TON’s future presents a compelling blend of promising opportunities, enabled by its technological innovations and significant risks that arise from its complexity, regulatory environment, competition, and the intricate design of its economic models. Its success or failure in the near term will hinge on how well these opportunities are leveraged, and risks managed.


Conclusion

The TON blockchain platform stands out in the market with several distinctive technological features. Its dynamic sharding technology allows the automatic splitting and merging of shards, enabling the system to adapt to changes in transaction load, offering a scalable solution. The ability to generate new blocks approximately every five seconds, coupled with the innovative use of a tightly coupled system, enables rapid transaction confirmations, setting it apart from loosely coupled systems like EOS. Additionally, TON’s Proof-of-Stake (PoS) approach with Byzantine Fault Tolerant consensus promises an energy-efficient and secure method of block validation.

TON’s emphasis on dynamic scalability, rapid transaction processing, and enhanced cross-shard communication positions it as an attractive platform for various applications. The novel approach to interconnecting shardchains may lead to unprecedented performance in decentralized applications. However, the system’s complexity might present risks, such as potential security flaws or increased challenges in maintenance and development.

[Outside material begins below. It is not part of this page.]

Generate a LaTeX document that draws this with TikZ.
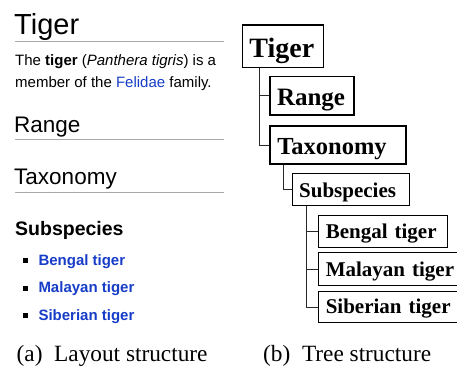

In conclusion, TON’s unique technological framework showcases its potential to become a significant player in the broader cryptocurrency market. Its success will likely depend on the team’s ability to leverage its technological innovations, foster strategic partnerships, navigate potential risks, and continue progressing in development. If executed well, TON could redefine standards in the blockchain space, setting new benchmarks for performance and efficiency.